● **Dataset extract**
════════════════════

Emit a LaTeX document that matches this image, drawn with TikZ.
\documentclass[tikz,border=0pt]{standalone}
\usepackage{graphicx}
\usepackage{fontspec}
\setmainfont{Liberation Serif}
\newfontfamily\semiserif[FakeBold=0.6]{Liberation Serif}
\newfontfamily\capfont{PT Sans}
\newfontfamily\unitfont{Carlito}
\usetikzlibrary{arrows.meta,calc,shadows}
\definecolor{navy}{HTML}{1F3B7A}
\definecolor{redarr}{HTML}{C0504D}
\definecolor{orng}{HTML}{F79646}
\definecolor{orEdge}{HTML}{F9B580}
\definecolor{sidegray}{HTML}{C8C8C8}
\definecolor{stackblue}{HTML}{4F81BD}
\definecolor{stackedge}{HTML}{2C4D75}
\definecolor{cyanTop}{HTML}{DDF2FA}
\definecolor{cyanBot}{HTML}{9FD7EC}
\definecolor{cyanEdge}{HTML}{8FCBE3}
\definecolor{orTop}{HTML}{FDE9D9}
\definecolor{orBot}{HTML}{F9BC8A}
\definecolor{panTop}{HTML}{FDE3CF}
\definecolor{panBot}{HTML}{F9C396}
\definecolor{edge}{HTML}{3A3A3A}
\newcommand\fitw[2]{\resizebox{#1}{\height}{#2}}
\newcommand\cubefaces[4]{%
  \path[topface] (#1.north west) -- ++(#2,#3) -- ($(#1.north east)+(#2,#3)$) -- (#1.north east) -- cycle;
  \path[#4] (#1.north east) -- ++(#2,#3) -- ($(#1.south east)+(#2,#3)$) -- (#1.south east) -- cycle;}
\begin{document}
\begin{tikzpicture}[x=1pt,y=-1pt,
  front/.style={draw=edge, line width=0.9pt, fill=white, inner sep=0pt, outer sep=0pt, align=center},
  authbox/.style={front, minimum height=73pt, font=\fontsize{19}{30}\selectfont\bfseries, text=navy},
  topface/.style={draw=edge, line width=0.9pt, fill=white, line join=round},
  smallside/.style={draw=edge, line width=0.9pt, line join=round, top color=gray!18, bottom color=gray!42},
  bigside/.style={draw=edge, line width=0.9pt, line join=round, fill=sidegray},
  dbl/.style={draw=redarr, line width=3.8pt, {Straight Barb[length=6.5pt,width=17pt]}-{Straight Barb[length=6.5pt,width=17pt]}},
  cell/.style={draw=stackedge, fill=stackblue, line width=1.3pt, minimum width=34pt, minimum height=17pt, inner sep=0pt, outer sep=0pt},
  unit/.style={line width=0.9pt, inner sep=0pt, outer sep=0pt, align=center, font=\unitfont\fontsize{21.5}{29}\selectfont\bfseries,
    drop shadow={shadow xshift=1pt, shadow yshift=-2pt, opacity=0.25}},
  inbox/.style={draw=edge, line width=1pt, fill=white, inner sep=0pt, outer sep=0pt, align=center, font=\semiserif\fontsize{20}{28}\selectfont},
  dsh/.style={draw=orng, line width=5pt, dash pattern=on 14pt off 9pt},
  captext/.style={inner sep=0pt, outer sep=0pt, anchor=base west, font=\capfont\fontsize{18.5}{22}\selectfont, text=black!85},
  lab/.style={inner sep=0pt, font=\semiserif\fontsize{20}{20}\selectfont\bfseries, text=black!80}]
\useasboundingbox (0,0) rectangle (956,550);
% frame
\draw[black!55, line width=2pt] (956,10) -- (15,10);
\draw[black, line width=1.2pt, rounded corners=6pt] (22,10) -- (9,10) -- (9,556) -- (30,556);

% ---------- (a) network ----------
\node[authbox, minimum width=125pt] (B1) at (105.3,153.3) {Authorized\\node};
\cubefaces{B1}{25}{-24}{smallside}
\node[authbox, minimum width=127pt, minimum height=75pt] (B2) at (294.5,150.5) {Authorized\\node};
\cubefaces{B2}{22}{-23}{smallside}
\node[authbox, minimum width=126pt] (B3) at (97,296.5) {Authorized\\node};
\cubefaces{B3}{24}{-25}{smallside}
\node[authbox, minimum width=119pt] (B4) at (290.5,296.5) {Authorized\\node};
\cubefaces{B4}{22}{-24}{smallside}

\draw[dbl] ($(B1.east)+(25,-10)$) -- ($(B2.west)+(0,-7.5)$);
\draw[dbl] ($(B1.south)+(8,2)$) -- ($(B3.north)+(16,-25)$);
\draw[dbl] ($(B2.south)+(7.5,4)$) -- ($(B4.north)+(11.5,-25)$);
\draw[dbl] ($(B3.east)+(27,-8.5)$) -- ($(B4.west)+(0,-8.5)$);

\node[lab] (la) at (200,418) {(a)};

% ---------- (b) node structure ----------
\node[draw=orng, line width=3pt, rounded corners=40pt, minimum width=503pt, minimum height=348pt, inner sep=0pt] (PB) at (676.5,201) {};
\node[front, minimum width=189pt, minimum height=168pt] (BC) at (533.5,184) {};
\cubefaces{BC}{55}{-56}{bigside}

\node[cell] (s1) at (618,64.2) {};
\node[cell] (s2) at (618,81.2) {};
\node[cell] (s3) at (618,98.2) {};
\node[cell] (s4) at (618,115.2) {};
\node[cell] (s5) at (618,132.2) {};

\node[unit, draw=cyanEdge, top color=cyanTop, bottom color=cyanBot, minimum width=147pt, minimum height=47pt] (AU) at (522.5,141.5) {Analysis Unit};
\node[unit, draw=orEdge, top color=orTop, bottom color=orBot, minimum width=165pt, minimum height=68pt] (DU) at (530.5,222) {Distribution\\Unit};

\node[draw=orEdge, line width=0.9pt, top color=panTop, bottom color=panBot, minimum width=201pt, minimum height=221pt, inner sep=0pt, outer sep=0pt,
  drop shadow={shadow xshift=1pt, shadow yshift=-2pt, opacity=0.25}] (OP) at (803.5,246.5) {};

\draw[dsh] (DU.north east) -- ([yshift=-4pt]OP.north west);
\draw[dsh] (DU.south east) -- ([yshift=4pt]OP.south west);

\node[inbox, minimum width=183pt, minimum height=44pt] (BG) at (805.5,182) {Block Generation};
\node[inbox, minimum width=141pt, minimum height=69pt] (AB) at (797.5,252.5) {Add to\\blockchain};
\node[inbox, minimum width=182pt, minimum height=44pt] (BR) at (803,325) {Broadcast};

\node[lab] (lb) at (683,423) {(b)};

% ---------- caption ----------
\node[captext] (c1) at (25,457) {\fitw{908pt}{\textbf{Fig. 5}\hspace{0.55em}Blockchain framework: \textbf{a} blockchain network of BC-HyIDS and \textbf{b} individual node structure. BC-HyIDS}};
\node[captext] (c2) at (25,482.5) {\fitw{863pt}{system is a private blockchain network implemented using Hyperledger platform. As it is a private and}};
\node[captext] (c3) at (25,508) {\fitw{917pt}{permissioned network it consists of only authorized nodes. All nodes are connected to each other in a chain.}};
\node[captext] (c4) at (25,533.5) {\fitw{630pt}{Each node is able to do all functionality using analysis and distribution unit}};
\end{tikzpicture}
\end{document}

════════════════════

Your task is to transcribe the listing above in full, exactly as given.

● **Exercise output**
Emit a LaTeX document that matches this image, drawn with TikZ.
\documentclass[tikz,border=0pt]{standalone}
\usepackage{graphicx}
\usepackage{fontspec}
\setmainfont{Liberation Serif}
\newfontfamily\semiserif[FakeBold=0.6]{Liberation Serif}
\newfontfamily\capfont{PT Sans}
\newfontfamily\unitfont{Carlito}
\usetikzlibrary{arrows.meta,calc,shadows}
\definecolor{navy}{HTML}{1F3B7A}
\definecolor{redarr}{HTML}{C0504D}
\definecolor{orng}{HTML}{F79646}
\definecolor{orEdge}{HTML}{F9B580}
\definecolor{sidegray}{HTML}{C8C8C8}
\definecolor{stackblue}{HTML}{4F81BD}
\definecolor{stackedge}{HTML}{2C4D75}
\definecolor{cyanTop}{HTML}{DDF2FA}
\definecolor{cyanBot}{HTML}{9FD7EC}
\definecolor{cyanEdge}{HTML}{8FCBE3}
\definecolor{orTop}{HTML}{FDE9D9}
\definecolor{orBot}{HTML}{F9BC8A}
\definecolor{panTop}{HTML}{FDE3CF}
\definecolor{panBot}{HTML}{F9C396}
\definecolor{edge}{HTML}{3A3A3A}
\newcommand\fitw[2]{\resizebox{#1}{\height}{#2}}
\newcommand\cubefaces[4]{%
  \path[topface] (#1.north west) -- ++(#2,#3) -- ($(#1.north east)+(#2,#3)$) -- (#1.north east) -- cycle;
  \path[#4] (#1.north east) -- ++(#2,#3) -- ($(#1.south east)+(#2,#3)$) -- (#1.south east) -- cycle;}
\begin{document}
\begin{tikzpicture}[x=1pt,y=-1pt,
  front/.style={draw=edge, line width=0.9pt, fill=white, inner sep=0pt, outer sep=0pt, align=center},
  authbox/.style={front, minimum height=73pt, font=\fontsize{19}{30}\selectfont\bfseries, text=navy},
  topface/.style={draw=edge, line width=0.9pt, fill=white, line join=round},
  smallside/.style={draw=edge, line width=0.9pt, line join=round, top color=gray!18, bottom color=gray!42},
  bigside/.style={draw=edge, line width=0.9pt, line join=round, fill=sidegray},
  dbl/.style={draw=redarr, line width=3.8pt, {Straight Barb[length=6.5pt,width=17pt]}-{Straight Barb[length=6.5pt,width=17pt]}},
  cell/.style={draw=stackedge, fill=stackblue, line width=1.3pt, minimum width=34pt, minimum height=17pt, inner sep=0pt, outer sep=0pt},
  unit/.style={line width=0.9pt, inner sep=0pt, outer sep=0pt, align=center, font=\unitfont\fontsize{21.5}{29}\selectfont\bfseries,
    drop shadow={shadow xshift=1pt, shadow yshift=-2pt, opacity=0.25}},
  inbox/.style={draw=edge, line width=1pt, fill=white, inner sep=0pt, outer sep=0pt, align=center, font=\semiserif\fontsize{20}{28}\selectfont},
  dsh/.style={draw=orng, line width=5pt, dash pattern=on 14pt off 9pt},
  captext/.style={inner sep=0pt, outer sep=0pt, anchor=base west, font=\capfont\fontsize{18.5}{22}\selectfont, text=black!85},
  lab/.style={inner sep=0pt, font=\semiserif\fontsize{20}{20}\selectfont\bfseries, text=black!80}]
\useasboundingbox (0,0) rectangle (956,550);
% frame
\draw[black!55, line width=2pt] (956,10) -- (15,10);
\draw[black, line width=1.2pt, rounded corners=6pt] (22,10) -- (9,10) -- (9,556) -- (30,556);

% ---------- (a) network ----------
\node[authbox, minimum width=125pt] (B1) at (105.3,153.3) {Authorized\\node};
\cubefaces{B1}{25}{-24}{smallside}
\node[authbox, minimum width=127pt, minimum height=75pt] (B2) at (294.5,150.5) {Authorized\\node};
\cubefaces{B2}{22}{-23}{smallside}
\node[authbox, minimum width=126pt] (B3) at (97,296.5) {Authorized\\node};
\cubefaces{B3}{24}{-25}{smallside}
\node[authbox, minimum width=119pt] (B4) at (290.5,296.5) {Authorized\\node};
\cubefaces{B4}{22}{-24}{smallside}

\draw[dbl] ($(B1.east)+(25,-10)$) -- ($(B2.west)+(0,-7.5)$);
\draw[dbl] ($(B1.south)+(8,2)$) -- ($(B3.north)+(16,-25)$);
\draw[dbl] ($(B2.south)+(7.5,4)$) -- ($(B4.north)+(11.5,-25)$);
\draw[dbl] ($(B3.east)+(27,-8.5)$) -- ($(B4.west)+(0,-8.5)$);

\node[lab] (la) at (200,418) {(a)};

% ---------- (b) node structure ----------
\node[draw=orng, line width=3pt, rounded corners=40pt, minimum width=503pt, minimum height=348pt, inner sep=0pt] (PB) at (676.5,201) {};
\node[front, minimum width=189pt, minimum height=168pt] (BC) at (533.5,184) {};
\cubefaces{BC}{55}{-56}{bigside}

\node[cell] (s1) at (618,64.2) {};
\node[cell] (s2) at (618,81.2) {};
\node[cell] (s3) at (618,98.2) {};
\node[cell] (s4) at (618,115.2) {};
\node[cell] (s5) at (618,132.2) {};

\node[unit, draw=cyanEdge, top color=cyanTop, bottom color=cyanBot, minimum width=147pt, minimum height=47pt] (AU) at (522.5,141.5) {Analysis Unit};
\node[unit, draw=orEdge, top color=orTop, bottom color=orBot, minimum width=165pt, minimum height=68pt] (DU) at (530.5,222) {Distribution\\Unit};

\node[draw=orEdge, line width=0.9pt, top color=panTop, bottom color=panBot, minimum width=201pt, minimum height=221pt, inner sep=0pt, outer sep=0pt,
  drop shadow={shadow xshift=1pt, shadow yshift=-2pt, opacity=0.25}] (OP) at (803.5,246.5) {};

\draw[dsh] (DU.north east) -- ([yshift=-4pt]OP.north west);
\draw[dsh] (DU.south east) -- ([yshift=4pt]OP.south west);

\node[inbox, minimum width=183pt, minimum height=44pt] (BG) at (805.5,182) {Block Generation};
\node[inbox, minimum width=141pt, minimum height=69pt] (AB) at (797.5,252.5) {Add to\\blockchain};
\node[inbox, minimum width=182pt, minimum height=44pt] (BR) at (803,325) {Broadcast};

\node[lab] (lb) at (683,423) {(b)};

% ---------- caption ----------
\node[captext] (c1) at (25,457) {\fitw{908pt}{\textbf{Fig. 5}\hspace{0.55em}Blockchain framework: \textbf{a} blockchain network of BC-HyIDS and \textbf{b} individual node structure. BC-HyIDS}};
\node[captext] (c2) at (25,482.5) {\fitw{863pt}{system is a private blockchain network implemented using Hyperledger platform. As it is a private and}};
\node[captext] (c3) at (25,508) {\fitw{917pt}{permissioned network it consists of only authorized nodes. All nodes are connected to each other in a chain.}};
\node[captext] (c4) at (25,533.5) {\fitw{630pt}{Each node is able to do all functionality using analysis and distribution unit}};
\end{tikzpicture}
\end{document}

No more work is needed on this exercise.